Ce constat, qui apparaît dans une recherche parue le 9 octobre dans la revue Nature, n’est pas une surprise pour les biologistes marins. Et pourtant, il semble que ces scientifiques avaient jusqu’ici pris l’habitude, lorsqu’ils analysaient l’impact du saumon sur les écosystèmes qu’il traverse, de mesurer les nutriments ou les contaminants, mais rarement les deux en même temps.
N’importe quel poisson transporte en effet avec lui des nutriments, qui enrichiront l’écosystème où il terminera sa vie — que cela se fasse parce qu’il a été mangé par un plus gros, ou parce qu’il s’est décomposé au fond de la mer. Mais n’importe quel poisson transporte aussi des contaminants (comme le mercure et les BPC), et les chercheurs, appartenant à quatre universités des États-Unis et une du Canada (Université de Saskatchewan), ont voulu pointer du doigt les changements dans les proportions des nutriments et des contaminants sur quatre décennies — de 1976 à 2015.
Ils se sont intéressés aux cinq grandes espèces du saumon du Pacifique, connu pour ses grandes migrations annuelles, de l’océan jusqu’aux rivières où il va déposer ses oeufs.
Les « avantages et inconvénients » pour la nature ne sont pas à négliger: on estime que, chaque année, 119 millions de saumons du Pacifique retournent dans leurs rivières nord-américaines respectives. Les « entrées » de nutriments que cela représente sont parmi les plus grosses qu’on ait estimées jusqu’ici parmi les grands groupes d’animaux, résume l’un des signataires dans un communiqué de l’Université du Connecticut.

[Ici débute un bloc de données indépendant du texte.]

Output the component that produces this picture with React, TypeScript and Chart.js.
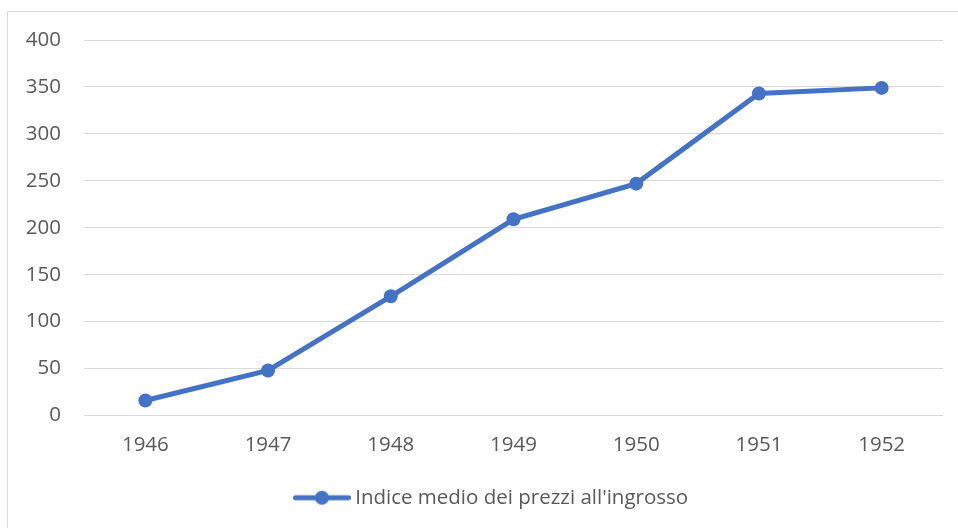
import React, { useEffect, useRef } from "react";
import { Chart, registerables } from "chart.js";

Chart.register(...registerables);

const years = ["1946", "1947", "1948", "1949", "1950", "1951", "1952"];
const priceIndex = [16, 48, 127, 209, 247, 343, 349];
const seriesLabel = "Indice medio dei prezzi all'ingrosso";
const yMin = 0;
const yMax = 400;
const yStep = 50;

const BLUE = "#4472C4";
const TEXT = "#595959";
const GRID = "#d9d9d9";
const FONT = "'Open Sans', 'Liberation Sans', sans-serif";
const FONT_SIZE = 20.5;

function makeLegendIcon(): HTMLCanvasElement {
  const c = document.createElement("canvas");
  c.width = 58;
  c.height = 16;
  const ctx = c.getContext("2d")!;
  ctx.strokeStyle = BLUE;
  ctx.lineWidth = 5;
  ctx.lineCap = "round";
  ctx.beginPath();
  ctx.moveTo(2.5, 8);
  ctx.lineTo(55.5, 8);
  ctx.stroke();
  ctx.fillStyle = BLUE;
  ctx.beginPath();
  ctx.arc(29, 8, 7, 0, Math.PI * 2);
  ctx.fill();
  return c;
}

const framePlugin = {
  id: "frame",
  afterLayout(chart: any) {
    if (chart.legend) {
      chart.legend.left += 22;
      chart.legend.right += 22;
    }
  },
  beforeDraw(chart: any) {
    const ctx = chart.ctx;
    ctx.save();
    ctx.strokeStyle = GRID;
    ctx.lineWidth = 1;
    ctx.beginPath();
    ctx.moveTo(7.5, chart.height);
    ctx.lineTo(7.5, 11.5);
    ctx.lineTo(chart.width, 11.5);
    ctx.stroke();
    ctx.restore();
  },
};

export default function App() {
  const ref = useRef<HTMLCanvasElement>(null);
  useEffect(() => {
    document.body.style.margin = "0";
    const icon = makeLegendIcon();
    const chart = new Chart(ref.current!, {
      type: "line",
      data: {
        labels: years,
        datasets: [
          {
            label: seriesLabel,
            data: priceIndex,
            borderColor: BLUE,
            backgroundColor: BLUE,
            borderWidth: 5,
            pointRadius: 7,
            pointHoverRadius: 7,
            pointBackgroundColor: BLUE,
            pointBorderWidth: 0,
            tension: 0,
          },
        ],
      },
      options: {
        animation: false,
        responsive: false,
        maintainAspectRatio: false,
        layout: { padding: { left: 0, right: 15, top: 40, bottom: 10 } },
        plugins: {
          tooltip: { enabled: false },
          legend: {
            position: "bottom",
            labels: {
              color: TEXT,
              font: { family: FONT, size: FONT_SIZE },
              usePointStyle: true,
              pointStyleWidth: 46,
              padding: 10,
              boxWidth: 46,
              boxHeight: 16,
              generateLabels: (ch: any) =>
                ch.data.datasets.map((ds: any, i: number) => ({
                  text: ds.label,
                  fillStyle: BLUE,
                  strokeStyle: BLUE,
                  lineWidth: 0,
                  pointStyle: icon,
                  datasetIndex: i,
                  hidden: false,
                  fontColor: TEXT,
                })),
            },
          },
        },
        scales: {
          x: {
            offset: true,
            grid: { display: false, drawTicks: false },
            border: { display: false },
            ticks: {
              color: TEXT,
              font: { family: FONT, size: FONT_SIZE },
              padding: 17,
              maxRotation: 0,
            },
            afterFit: (s: any) => {
              s.height = 62;
            },
          },
          y: {
            min: yMin,
            max: yMax,
            grid: { color: GRID, lineWidth: 1, drawTicks: false },
            border: { display: false },
            ticks: {
              stepSize: yStep,
              color: TEXT,
              font: { family: FONT, size: FONT_SIZE },
              padding: 23,
            },
            afterFit: (s: any) => {
              s.width = 84;
            },
          },
        },
      },
      plugins: [framePlugin],
    });
    return () => chart.destroy();
  }, []);
  return (
    <div style={{ width: 958, height: 528, background: "#fff" }}>
      <canvas ref={ref} width={958} height={528} style={{ display: "block" }} />
    </div>
  );
}
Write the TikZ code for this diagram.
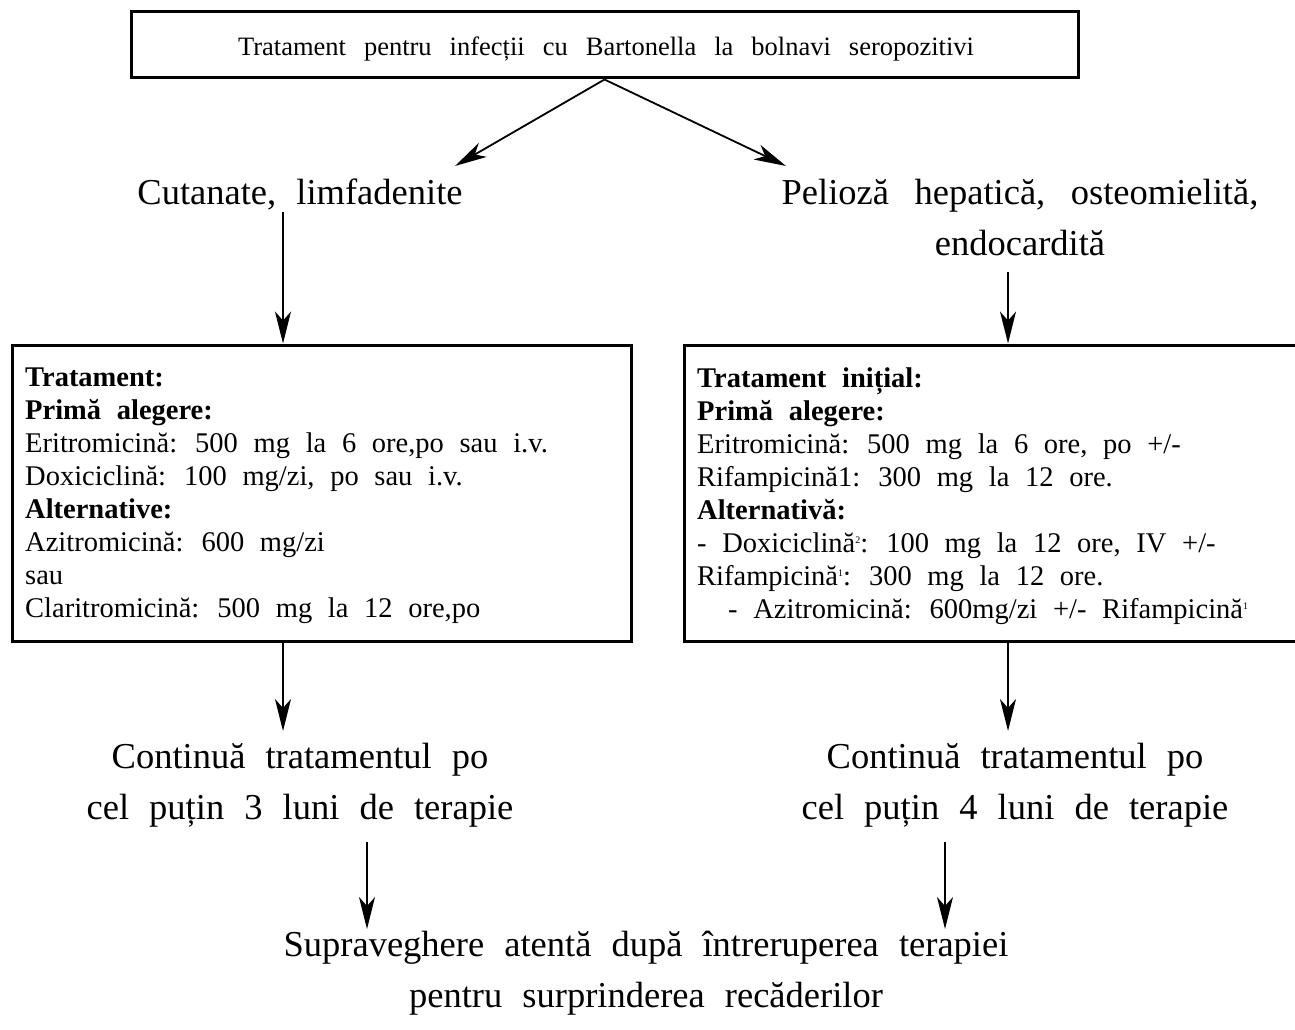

Qui plus est, comme le nombre de saumons du Pacifique a augmenté depuis 40 ans, cela représenterait, lit-on dans l’étude, une augmentation de 30% autant des nutriments que des contaminants transportés.
Avec un impact positif, négatif ou nul sur les écosystèmes traversés? Étonnamment, cela semble varier d’une espèce à l’autre: le saumon chinook transporte un ratio relativement élevé de contaminants par rapport à ses nutriments, tandis que le saumon rose (Oncorhynchus gorbuscha) transporte davantage de nutriments pour chaque dose de contaminants. Au final toutefois, en chiffres absolus, c’est le saumon rose qui, vu son abondance, transporte le plus de contaminants à sa destination finale.
On parle néanmoins de « traces », c’est-à-dire de doses trop faibles pour présenter un danger chez les humains qui consomment ces poissons, rappellent les chercheurs. Mais cette recherche ouvre une fenêtre sur l’impact indirect qu’ont sur les écosystème toutes ces « traces » transportées à de grandes distances par toutes sortes d’autres espèces migratrices.